Print the listing in its entirety and exactly, leaving out images.
Start of Supplied material
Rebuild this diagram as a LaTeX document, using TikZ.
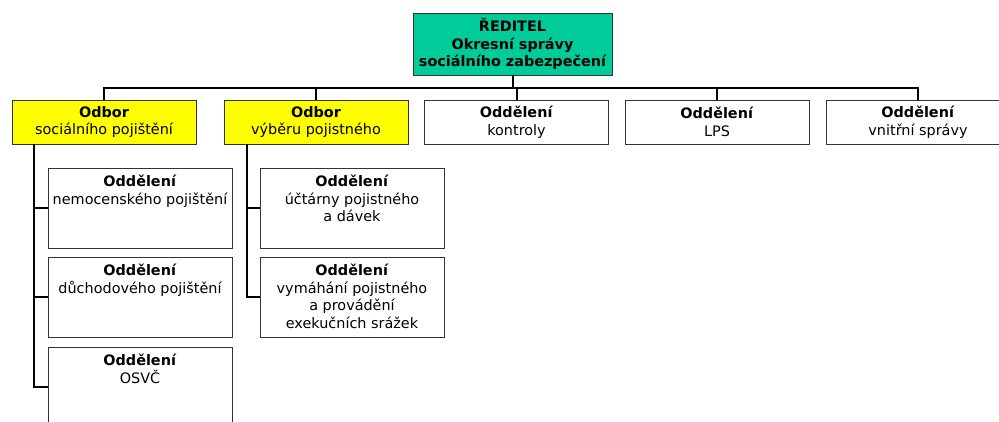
\documentclass[tikz,border=0pt]{standalone}
\usepackage{fontspec}
\setmainfont{DejaVu Sans}
\definecolor{dirgreen}{RGB}{0,204,153}
\definecolor{odyellow}{RGB}{255,255,0}
\begin{document}
\begin{tikzpicture}[x=1pt,y=-1pt,
  box/.style={draw=black!80,line width=0.9pt,rectangle,inner sep=0pt,outer sep=0pt},
  topbox/.style={box,minimum width=184pt,minimum height=44pt,
    font=\fontsize{14.4}{17.5}\selectfont,align=center},
  subbox/.style={box,minimum width=184pt,minimum height=80pt},
  subtext/.style={inner sep=0pt,anchor=north,align=center,
    font=\fontsize{14.4}{17.5}\selectfont},
  conn/.style={draw=black,line width=2pt}]
\useasboundingbox (0,0) rectangle (999,421);
\fill[white] (0,0) rectangle (999,421);
\clip (0,0) rectangle (999,421);
% director
\node[box,fill=dirgreen,minimum width=199pt,minimum height=62pt,
  font=\fontsize{14.4}{17.5}\selectfont\bfseries,align=center] (dir) at (512.5,44)
  {ŘEDITEL\\Okresní správy\\sociálního zabezpečení};
% first row
\node[topbox,fill=odyellow] (b1) at (104,122) {\textbf{Odbor}\\sociálního pojištění};
\node[topbox,fill=odyellow] (b2) at (316,122) {\textbf{Odbor}\\výběru pojistného};
\node[topbox,fill=white] (b3) at (516.5,122) {\textbf{Oddělení}\\kontroly};
\node[topbox,fill=white] (b4) at (717,122) {\textbf{Oddělení}\\LPS};
\node[topbox,fill=white] (b5) at (918,122) {\textbf{Oddělení}\\vnitřní správy};
% sub boxes under b1
\node[subbox] (sa) at (140,208) {};
\node[subbox] (sb) at (140,297) {};
\node[subbox] (sc) at (140,387) {};
\node[subtext] (ta) at ([yshift=-7pt]sa.north) {\textbf{Oddělení}\\nemocenského pojištění};
\node[subtext] (tb) at ([yshift=-7pt]sb.north) {\textbf{Oddělení}\\důchodového pojištění};
\node[subtext] (tc) at ([yshift=-7pt]sc.north) {\textbf{Oddělení}\\OSVČ};
% sub boxes under b2
\node[subbox] (sd) at (352,208) {};
\node[subbox] (se) at (352,297) {};
\node[subtext] (td) at ([yshift=-7pt]sd.north) {\textbf{Oddělení}\\účtárny pojistného\\a dávek};
\node[subtext] (te) at ([yshift=-7pt]se.north) {\textbf{Oddělení}\\vymáhání pojistného\\a provádění\\exekučních srážek};
% bus
\coordinate (bus) at (0,88);
\draw[conn] (dir.south) -- (dir.south |- bus);
\draw[conn] (b1.north) -- (b1.north |- bus) -- (b5.north |- bus) -- (b5.north);
\draw[conn] (b2.north) -- (b2.north |- bus);
\draw[conn] (b3.north) -- (b3.north |- bus);
\draw[conn] (b4.north) -- (b4.north |- bus);
% verticals
\draw[conn] ([xshift=-70pt]b1.south) |- (sc.west);
\draw[conn] ([xshift=-70pt]b1.south |- sa.west) -- (sa.west);
\draw[conn] ([xshift=-70pt]b1.south |- sb.west) -- (sb.west);
\draw[conn] ([xshift=-69pt]b2.south) |- (se.west);
\draw[conn] ([xshift=-69pt]b2.south |- sd.west) -- (sd.west);
\end{tikzpicture}
\end{document}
End of Supplied material
● Solution to this exercise:
Rebuild this diagram as a LaTeX document, using TikZ.
\documentclass[tikz,border=0pt]{standalone}
\usepackage{fontspec}
\setmainfont{DejaVu Sans}
\definecolor{dirgreen}{RGB}{0,204,153}
\definecolor{odyellow}{RGB}{255,255,0}
\begin{document}
\begin{tikzpicture}[x=1pt,y=-1pt,
  box/.style={draw=black!80,line width=0.9pt,rectangle,inner sep=0pt,outer sep=0pt},
  topbox/.style={box,minimum width=184pt,minimum height=44pt,
    font=\fontsize{14.4}{17.5}\selectfont,align=center},
  subbox/.style={box,minimum width=184pt,minimum height=80pt},
  subtext/.style={inner sep=0pt,anchor=north,align=center,
    font=\fontsize{14.4}{17.5}\selectfont},
  conn/.style={draw=black,line width=2pt}]
\useasboundingbox (0,0) rectangle (999,421);
\fill[white] (0,0) rectangle (999,421);
\clip (0,0) rectangle (999,421);
% director
\node[box,fill=dirgreen,minimum width=199pt,minimum height=62pt,
  font=\fontsize{14.4}{17.5}\selectfont\bfseries,align=center] (dir) at (512.5,44)
  {ŘEDITEL\\Okresní správy\\sociálního zabezpečení};
% first row
\node[topbox,fill=odyellow] (b1) at (104,122) {\textbf{Odbor}\\sociálního pojištění};
\node[topbox,fill=odyellow] (b2) at (316,122) {\textbf{Odbor}\\výběru pojistného};
\node[topbox,fill=white] (b3) at (516.5,122) {\textbf{Oddělení}\\kontroly};
\node[topbox,fill=white] (b4) at (717,122) {\textbf{Oddělení}\\LPS};
\node[topbox,fill=white] (b5) at (918,122) {\textbf{Oddělení}\\vnitřní správy};
% sub boxes under b1
\node[subbox] (sa) at (140,208) {};
\node[subbox] (sb) at (140,297) {};
\node[subbox] (sc) at (140,387) {};
\node[subtext] (ta) at ([yshift=-7pt]sa.north) {\textbf{Oddělení}\\nemocenského pojištění};
\node[subtext] (tb) at ([yshift=-7pt]sb.north) {\textbf{Oddělení}\\důchodového pojištění};
\node[subtext] (tc) at ([yshift=-7pt]sc.north) {\textbf{Oddělení}\\OSVČ};
% sub boxes under b2
\node[subbox] (sd) at (352,208) {};
\node[subbox] (se) at (352,297) {};
\node[subtext] (td) at ([yshift=-7pt]sd.north) {\textbf{Oddělení}\\účtárny pojistného\\a dávek};
\node[subtext] (te) at ([yshift=-7pt]se.north) {\textbf{Oddělení}\\vymáhání pojistného\\a provádění\\exekučních srážek};
% bus
\coordinate (bus) at (0,88);
\draw[conn] (dir.south) -- (dir.south |- bus);
\draw[conn] (b1.north) -- (b1.north |- bus) -- (b5.north |- bus) -- (b5.north);
\draw[conn] (b2.north) -- (b2.north |- bus);
\draw[conn] (b3.north) -- (b3.north |- bus);
\draw[conn] (b4.north) -- (b4.north |- bus);
% verticals
\draw[conn] ([xshift=-70pt]b1.south) |- (sc.west);
\draw[conn] ([xshift=-70pt]b1.south |- sa.west) -- (sa.west);
\draw[conn] ([xshift=-70pt]b1.south |- sb.west) -- (sb.west);
\draw[conn] ([xshift=-69pt]b2.south) |- (se.west);
\draw[conn] ([xshift=-69pt]b2.south |- sd.west) -- (sd.west);
\end{tikzpicture}
\end{document}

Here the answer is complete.